Anonymous wrote:Are you prepared to look for a new job? Because anyone who would employ you for three years with no raise, and then say "no" when approached about one directly, is not likely to be swayed by a well-phrased email. In fact, they are likely to claim poverty b/c of the new baby.
I encourage you to start a job search now. After you have gone on an interview or two, you will feel much more confident about asking for the raise, because it won't matter if you get it; you'll know you can move on.
But, to answer your question, you have excellent wording here:
"I love [your] family and the girls, but after 3 years making 15 dollars an hour, I think I am entitled to earn a new rate. ... I can't keep working for the same hourly rate."
At this point, you should receive at least $17/hr, which is the least I would imagine someone agreeing to start this job would take.
I think this is the best advice on here OP. I would reword it a bit, and wouldn't use the word "entitled" but otherwise it's excellent advice. You can certainly say "I believe that my reliability and level of care I have provided for three years for your children merits an increase, as does the addition of an infant to the family. I also think my experience would command a significantly higher rate in the marketplace, but my preference would be to stay with all of you. I love the kids and enjoy this job. Is there no opportunity for my income to increase while remaining with your family?"

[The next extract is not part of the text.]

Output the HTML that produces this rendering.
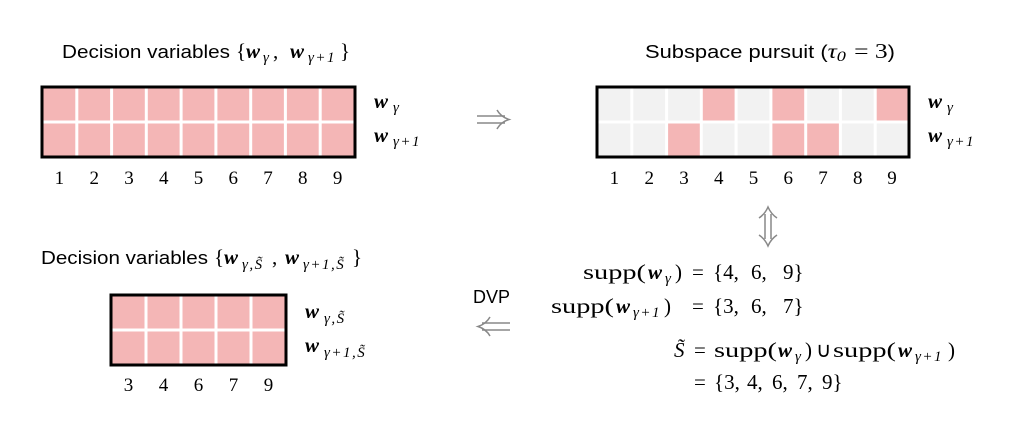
<!DOCTYPE html>
<html><head><meta charset="utf-8"><style>
html,body{margin:0;padding:0;background:#fff;}
svg{display:block}
.s{font-family:"Liberation Sans",sans-serif;font-size:18px;fill:#000}
.m{font-family:"Liberation Serif",serif;font-size:21px;fill:#000}
.w{font-family:"Liberation Serif",serif;font-style:italic;font-weight:bold;font-size:21px}
.sub{font-family:"Liberation Serif",serif;font-style:italic;font-size:15px;letter-spacing:1.5px}
.n{font-family:"Liberation Serif",serif;font-size:19px;fill:#000;text-anchor:middle}
</style></head><body>
<svg width="1036" height="440" viewBox="0 0 1036 440" xmlns="http://www.w3.org/2000/svg">
<!-- Left grid -->
<rect x="42" y="87" width="313" height="70" fill="#f4b6b6"/>
<g stroke="#fff" stroke-width="3">
<line x1="76.8" y1="87" x2="76.8" y2="157"/><line x1="111.6" y1="87" x2="111.6" y2="157"/>
<line x1="146.3" y1="87" x2="146.3" y2="157"/><line x1="181.1" y1="87" x2="181.1" y2="157"/>
<line x1="215.9" y1="87" x2="215.9" y2="157"/><line x1="250.7" y1="87" x2="250.7" y2="157"/>
<line x1="285.4" y1="87" x2="285.4" y2="157"/><line x1="320.2" y1="87" x2="320.2" y2="157"/>
<line x1="42" y1="122" x2="355" y2="122"/>
</g>
<rect x="42" y="87" width="313" height="70" fill="none" stroke="#000" stroke-width="3"/>
<g class="n">
<text x="59.4" y="184">1</text><text x="94.2" y="184">2</text><text x="129" y="184">3</text>
<text x="163.7" y="184">4</text><text x="198.5" y="184">5</text><text x="233.3" y="184">6</text>
<text x="268" y="184">7</text><text x="302.8" y="184">8</text><text x="337.6" y="184">9</text>
</g>
<text x="374" y="108" class="w">w</text><text x="393" y="112" class="sub">γ</text>
<text x="374" y="142" class="w">w</text><text x="393" y="146" class="sub">γ+1</text>
<text x="62" y="58" class="s" textLength="168" lengthAdjust="spacingAndGlyphs">Decision variables</text>
<text x="236" y="58" class="m">{</text><text x="246" y="58" class="w">w</text><text x="263" y="62" class="sub">γ</text>
<text x="273" y="58" class="m">,</text><text x="290" y="58" class="w">w</text><text x="308" y="62" class="sub">γ+1</text>
<text x="340" y="58" class="m">}</text>

<!-- Right grid -->
<rect x="597" y="87" width="312" height="70" fill="#f2f2f2"/>
<g fill="#f4b6b6">
<rect x="701.3" y="87" width="34.8" height="35"/><rect x="770.9" y="87" width="34.8" height="35"/><rect x="875.2" y="87" width="33.8" height="35"/>
<rect x="666.6" y="122" width="34.8" height="35"/><rect x="770.9" y="122" width="34.8" height="35"/><rect x="805.7" y="122" width="34.7" height="35"/>
</g>
<g stroke="#fff" stroke-width="3">
<line x1="631.8" y1="87" x2="631.8" y2="157"/><line x1="666.6" y1="87" x2="666.6" y2="157"/>
<line x1="701.3" y1="87" x2="701.3" y2="157"/><line x1="736.1" y1="87" x2="736.1" y2="157"/>
<line x1="770.9" y1="87" x2="770.9" y2="157"/><line x1="805.7" y1="87" x2="805.7" y2="157"/>
<line x1="840.4" y1="87" x2="840.4" y2="157"/><line x1="875.2" y1="87" x2="875.2" y2="157"/>
<line x1="597" y1="122" x2="909" y2="122"/>
</g>
<rect x="597" y="87" width="312" height="70" fill="none" stroke="#000" stroke-width="3"/>
<g class="n">
<text x="614.4" y="184">1</text><text x="649.2" y="184">2</text><text x="684" y="184">3</text>
<text x="718.7" y="184">4</text><text x="753.5" y="184">5</text><text x="788.3" y="184">6</text>
<text x="823" y="184">7</text><text x="857.8" y="184">8</text><text x="892" y="184">9</text>
</g>
<text x="928" y="108" class="w">w</text><text x="947" y="112" class="sub">γ</text>
<text x="928" y="142" class="w">w</text><text x="947" y="146" class="sub">γ+1</text>
<text x="645" y="58" class="s" textLength="250" lengthAdjust="spacingAndGlyphs">Subspace pursuit (<tspan class="m" font-style="italic">τ</tspan><tspan class="sub" dy="3">0</tspan><tspan class="m" dy="-3"> = 3</tspan>)</text>

<!-- Arrows -->
<g stroke="#888" stroke-width="1.5" fill="none">
<line x1="477" y1="116" x2="505" y2="116"/><line x1="477" y1="123" x2="505" y2="123"/>
<path d="M497 110 Q501 117 509 119.5 Q501 122 497 129"/>
<line x1="765" y1="214" x2="765" y2="239"/><line x1="771" y1="214" x2="771" y2="239"/>
<path d="M759 218 Q765 214 768 207 Q771 214 777 218"/>
<path d="M759 235 Q765 239 768 246 Q771 239 777 235"/>
<line x1="482" y1="323" x2="510" y2="323"/><line x1="482" y1="330" x2="510" y2="330"/>
<path d="M490 317 Q486 324 478 326.5 Q486 329 490 336"/>
</g>
<text x="473" y="303" class="s">DVP</text>

<!-- Bottom grid -->
<rect x="111" y="295" width="175" height="70" fill="#f4b6b6"/>
<g stroke="#fff" stroke-width="3">
<line x1="146" y1="295" x2="146" y2="365"/><line x1="181" y1="295" x2="181" y2="365"/>
<line x1="216" y1="295" x2="216" y2="365"/><line x1="251" y1="295" x2="251" y2="365"/>
<line x1="111" y1="330" x2="286" y2="330"/>
</g>
<rect x="111" y="295" width="175" height="70" fill="none" stroke="#000" stroke-width="3"/>
<g class="n">
<text x="128.5" y="391">3</text><text x="163.5" y="391">4</text><text x="198.5" y="391">6</text>
<text x="233.5" y="391">7</text><text x="268.5" y="391">9</text>
</g>
<text x="305" y="318" class="w">w</text><text x="324" y="323" class="sub">γ,S̃</text>
<text x="305" y="352" class="w">w</text><text x="324" y="357" class="sub">γ+1,S̃</text>
<text x="41" y="264" class="s" textLength="167" lengthAdjust="spacingAndGlyphs">Decision variables</text>
<text x="214" y="264" class="m">{</text><text x="224" y="264" class="w">w</text><text x="242" y="269" class="sub">γ,S̃</text>
<text x="272" y="264" class="m">,</text><text x="285" y="264" class="w">w</text><text x="303" y="269" class="sub">γ+1,S̃</text>
<text x="352" y="264" class="m">}</text>

<!-- Equations -->
<g class="m">
<text x="583" y="279" textLength="63" lengthAdjust="spacingAndGlyphs">supp(</text>
<text x="648" y="279" class="w">w</text><text x="665" y="283" class="sub">γ</text>
<text x="675" y="279">)</text><text x="692" y="279">=</text>
<text x="713" y="279">{4,</text><text x="751" y="279">6,</text><text x="783" y="279">9}</text>

<text x="551" y="313" textLength="63" lengthAdjust="spacingAndGlyphs">supp(</text>
<text x="616" y="313" class="w">w</text><text x="633" y="317" class="sub">γ+1</text>
<text x="664" y="313">)</text><text x="692" y="313">=</text>
<text x="713" y="313">{3,</text><text x="751" y="313">6,</text><text x="783" y="313">7}</text>

<text x="674" y="357" font-style="italic">S̃</text>
<text x="694" y="357">=</text>
<text x="714" y="357" textLength="63" lengthAdjust="spacingAndGlyphs">supp(</text>
<text x="778" y="357" class="w">w</text><text x="795" y="361" class="sub">γ</text>
<text x="805" y="357">)</text><text x="816" y="357">∪</text>
<text x="833" y="357" textLength="63" lengthAdjust="spacingAndGlyphs">supp(</text>
<text x="898" y="357" class="w">w</text><text x="915" y="361" class="sub">γ+1</text>
<text x="948" y="357">)</text>

<text x="694" y="389">=</text>
<text x="714" y="389">{3,</text><text x="747" y="389">4,</text><text x="772" y="389">6,</text><text x="797" y="389">7,</text><text x="822" y="389">9}</text>
</g>
</svg>
</body></html>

End w/ a question that demands a response, not a threat (like "I'll have to look elsewhere"). But I fundamentally agree w/ this poster that this family is not likely to compensate you as they should and your best option is to look for another position. Of course, if you get an offer then you're in an incredibly strong bargaining position w/ your current family but you might have already decided to leave.
In any case, 3 years without an increase of any kind is pretty inexcusable in my option. I have always given an annual increase, with no increase in the number of kids and including years when they began going to preschool.